Machine Straightness Error Measurement Based on Optical Fiber Fabry–Pérot Interferometer Monitoring Technique

Abstract

In this research, we propose an Error Separation Technique (EST) based on optical fiber sensors for on-machine straightness error measurement. Two fiber optic Fabry–Pérot interferometers have been developed serving as two displacement sensors. The displacement distance is computed according to the reflected spectrum from interferometers, which can achieve a sub-micrometer resolution. The two-point method has been employed to separate the straightness error of the slides and the profile error of a fine-polished standard block.

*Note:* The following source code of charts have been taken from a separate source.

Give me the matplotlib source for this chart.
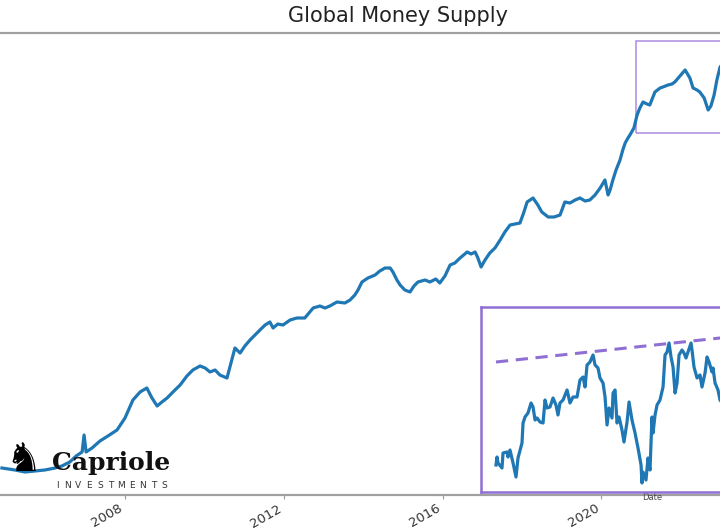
import matplotlib.pyplot as plt
from matplotlib.patches import Rectangle

# main series: global money supply (trillion USD, decimal year)
years = [2004.90, 2005.23, 2005.48, 2005.73, 2005.98, 2006.24, 2006.41, 2006.61, 2006.77, 2006.92,
         2006.97, 2007.02, 2007.17, 2007.37, 2007.57, 2007.80, 2008.00, 2008.20, 2008.38, 2008.55,
         2008.68, 2008.81, 2008.93, 2009.06, 2009.26, 2009.39, 2009.56, 2009.71, 2009.89, 2010.02,
         2010.14, 2010.27, 2010.39, 2010.57, 2010.77, 2010.90, 2011.02, 2011.15, 2011.40, 2011.53,
         2011.65, 2011.73, 2011.85, 2011.98, 2012.16, 2012.33, 2012.53, 2012.74, 2012.91, 2013.04,
         2013.16, 2013.34, 2013.54, 2013.67, 2013.79, 2013.87, 2013.97, 2014.12, 2014.30, 2014.42,
         2014.55, 2014.68, 2014.75, 2014.85, 2014.93, 2015.05, 2015.18, 2015.28, 2015.38, 2015.56,
         2015.68, 2015.83, 2015.93, 2016.06, 2016.19, 2016.31, 2016.44, 2016.62, 2016.72, 2016.82,
         2016.89, 2016.97, 2017.07, 2017.19, 2017.32, 2017.45, 2017.57, 2017.70, 2017.82, 2017.95,
         2018.05, 2018.13, 2018.28, 2018.40, 2018.50, 2018.66, 2018.81, 2018.96, 2019.08, 2019.21,
         2019.34, 2019.46, 2019.59, 2019.71, 2019.84, 2019.97, 2020.09, 2020.17, 2020.22, 2020.29,
         2020.37, 2020.47, 2020.54, 2020.60, 2020.67, 2020.72, 2020.82, 2020.90, 2020.97, 2021.05,
         2021.15, 2021.22, 2021.30, 2021.35, 2021.48, 2021.55, 2021.68, 2021.78, 2021.85, 2021.98,
         2022.11, 2022.23, 2022.31, 2022.41, 2022.48, 2022.59, 2022.69, 2022.76, 2022.84, 2022.91,
         2022.99, 2023.14]
supply = [44.05, 43.75, 43.45, 43.60, 43.75, 44.05, 44.35, 44.95, 45.85, 46.45,
          49.00, 46.45, 47.05, 48.10, 48.85, 49.75, 51.55, 54.25, 55.45, 56.05,
          54.55, 53.35, 53.95, 54.55, 55.75, 56.50, 57.85, 58.75, 59.35, 59.05,
          58.45, 58.75, 58.00, 57.55, 62.05, 61.30, 62.35, 63.25, 64.75, 65.50,
          65.95, 65.05, 65.65, 65.50, 66.25, 66.55, 66.55, 68.05, 68.35, 68.05,
          68.35, 68.95, 68.80, 69.25, 70.00, 70.75, 71.95, 72.55, 73.00, 73.60,
          74.05, 74.05, 73.45, 72.25, 71.50, 70.75, 70.45, 71.35, 71.95, 72.25,
          71.95, 72.40, 71.80, 72.85, 74.50, 74.80, 75.55, 76.45, 76.15, 76.45,
          75.55, 74.20, 75.25, 76.30, 77.05, 78.25, 79.45, 80.50, 80.65, 80.80,
          82.45, 83.95, 84.55, 83.50, 82.45, 81.70, 81.70, 82.00, 83.95, 83.80,
          84.25, 84.55, 84.10, 84.25, 85.00, 86.05, 87.25, 85.00, 85.75, 87.25,
          88.75, 90.25, 91.75, 92.80, 93.55, 94.00, 95.05, 97.00, 98.05, 98.95,
          98.65, 98.50, 99.70, 100.45, 101.05, 101.20, 101.50, 101.65, 101.95, 102.85,
          103.75, 102.55, 101.05, 100.75, 100.45, 99.55, 97.75, 98.35, 100.00, 102.25,
          104.20, 105.25]

# zoomed inset series
inset_years = [2021.000, 2021.013, 2021.025, 2021.075, 2021.088, 2021.138, 2021.150, 2021.175, 2021.213, 2021.250,
               2021.275, 2021.325, 2021.338, 2021.363, 2021.400, 2021.438, 2021.463, 2021.488, 2021.513, 2021.550,
               2021.588, 2021.613, 2021.638, 2021.675, 2021.713, 2021.750, 2021.775, 2021.800, 2021.838, 2021.888,
               2021.925, 2021.963, 2022.013, 2022.050, 2022.088, 2022.113, 2022.138, 2022.175, 2022.213, 2022.238,
               2022.275, 2022.300, 2022.338, 2022.363, 2022.388, 2022.413, 2022.450, 2022.463, 2022.488, 2022.513,
               2022.538, 2022.575, 2022.600, 2022.638, 2022.663, 2022.700, 2022.738, 2022.775, 2022.813, 2022.825,
               2022.838, 2022.875, 2022.900, 2022.925, 2022.950, 2022.963, 2022.988, 2023.013, 2023.050, 2023.088,
               2023.113, 2023.138, 2023.163, 2023.188, 2023.213, 2023.238, 2023.263, 2023.288, 2023.325, 2023.350,
               2023.375, 2023.400, 2023.438, 2023.450, 2023.475, 2023.513, 2023.550, 2023.575, 2023.613, 2023.638,
               2023.663, 2023.700, 2023.713, 2023.738, 2023.775, 2023.800, 2023.850]
inset_supply = [95.62, 96.10, 95.74, 95.44, 96.34, 96.40, 96.10, 96.52, 95.74, 94.90,
                96.04, 96.94, 98.14, 98.50, 98.74, 99.34, 99.10, 98.32, 98.44, 98.20,
                98.14, 99.52, 99.04, 99.10, 99.64, 99.22, 98.62, 99.34, 99.52, 100.12,
                99.34, 99.70, 99.70, 100.72, 100.90, 100.30, 101.62, 101.80, 102.22, 101.62,
                101.44, 100.84, 100.54, 99.70, 98.02, 99.04, 98.44, 99.94, 100.12, 98.14,
                98.50, 97.72, 97.00, 98.20, 99.40, 98.32, 97.54, 96.64, 95.62, 94.54,
                95.20, 94.72, 96.04, 95.32, 98.50, 97.54, 98.62, 99.22, 99.52, 100.30,
                102.22, 102.40, 102.94, 102.10, 101.50, 99.94, 100.54, 102.22, 102.52, 102.34,
                102.04, 102.40, 102.94, 102.52, 101.50, 100.84, 101.02, 100.30, 101.14, 102.10,
                101.80, 101.20, 101.44, 100.54, 100.12, 99.52, 99.22]

# resistance trend line on the inset
trend_years = [2021.0, 2024.5]
trend_values = [101.8, 103.6]

tick_years = [2008, 2012, 2016, 2020]

blue = '#1f77b4'
purple = '#8f6fd3'

fig = plt.figure(figsize=(7.2, 5.3), dpi=100)

# main axes runs past both edges of the picture
ax = fig.add_axes([-36 / 720, 35 / 530, 868 / 720, 462 / 530])
ax.plot(years, supply, color=blue, lw=2.3)
ax.set_xlim(2003.945, 2025.81)
ax.set_ylim(40, 109.3)
ax.set_xticks(tick_years)
ax.set_xticklabels([str(y) for y in tick_years], rotation=30, ha='right',
                   fontsize=9.5, color='#333333')
ax.tick_params(axis='x', length=3, color='#999999', pad=2)
ax.set_yticks([])
for side in ['top', 'bottom']:
    ax.spines[side].set_color('#a0a0a0')
    ax.spines[side].set_linewidth(1.6)
for side in ['left', 'right']:
    ax.spines[side].set_visible(False)

# box marking the zoomed region
ax.add_patch(Rectangle((2020.87, 94.3), 5, 13.8, fill=False,
                       edgecolor='#b394e3', lw=1.2))

fig.text(398 / 720, 1 - 16 / 530, 'Global Money Supply', fontsize=15,
         ha='center', va='center', color='#222222')

# inset
ax_in = fig.add_axes([481 / 720, 38 / 530, 342 / 720, 185 / 530])
ax_in.plot(inset_years, inset_supply, color=blue, lw=2.3)
ax_in.plot(trend_years, trend_values, color=purple, lw=2.2, ls=(0, (4, 2.5)))
ax_in.set_xlim(2020.8125, 2025.0875)
ax_in.set_ylim(94, 105.1)
ax_in.set_xticks([])
ax_in.set_yticks([])
for s in ax_in.spines.values():
    s.set_color(purple)
    s.set_linewidth(1.8)
ax_in.set_xlabel('Date', fontsize=6, labelpad=1, color='#444444')

# logo
fig.text(24 / 720, 1 - 460 / 530, '\u265e', fontsize=29, ha='center', va='center', color='black')
fig.text(52 / 720, 1 - 470 / 530, 'Capriole', fontsize=18, fontweight='bold',
         family='DejaVu Serif', ha='left', va='baseline', color='#111111')
for i, ch in enumerate('INVESTMENTS'):
    fig.text((57 + i * 10.7) / 720, 1 - 486 / 530, ch, fontsize=6.5,
             ha='center', va='center', color='#333333')

fig.savefig('out.png', dpi=100)
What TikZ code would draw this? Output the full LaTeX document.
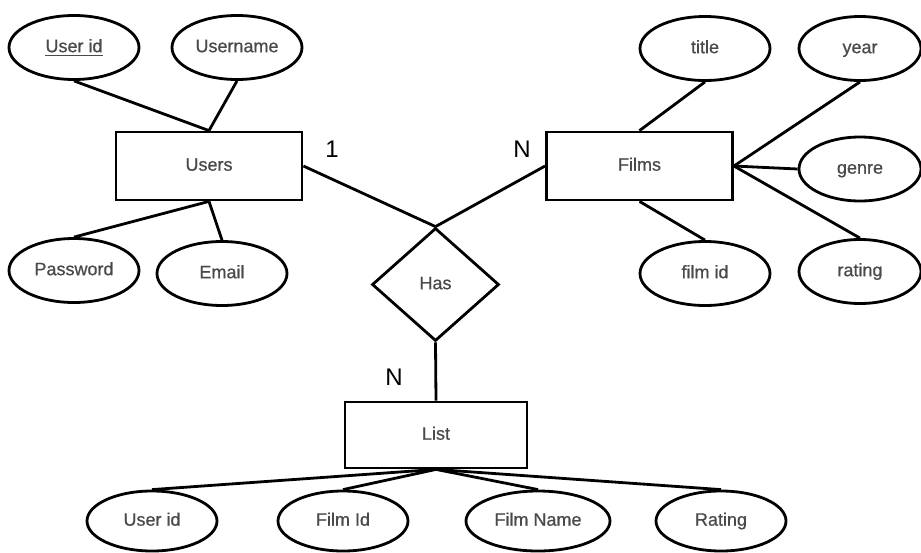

The spacing distance between two interferometers is determined by the diameter of optical fibers so that the EST's resolution has the potential to reach the sub-millimeter scale. In the experiment, the straightness error has been measured on a commercially available computer numerical control machine tool, and the measurement has been conducted on its x-axis. The spacing distance between two optical fiber sensors is 1.5 mm which equals the EST's resolution along the machine tool's x-axis. The separated profile error of the measured standard block is around 30 µm which has been verified by a high precision Coordinate Measurement Machine (CMM). The magnitude of the separated straightness error is around 40 µm. This technique is flexible and simple to be conducted, which can contribute to the micro-machine tool calibration and other straightness error applications.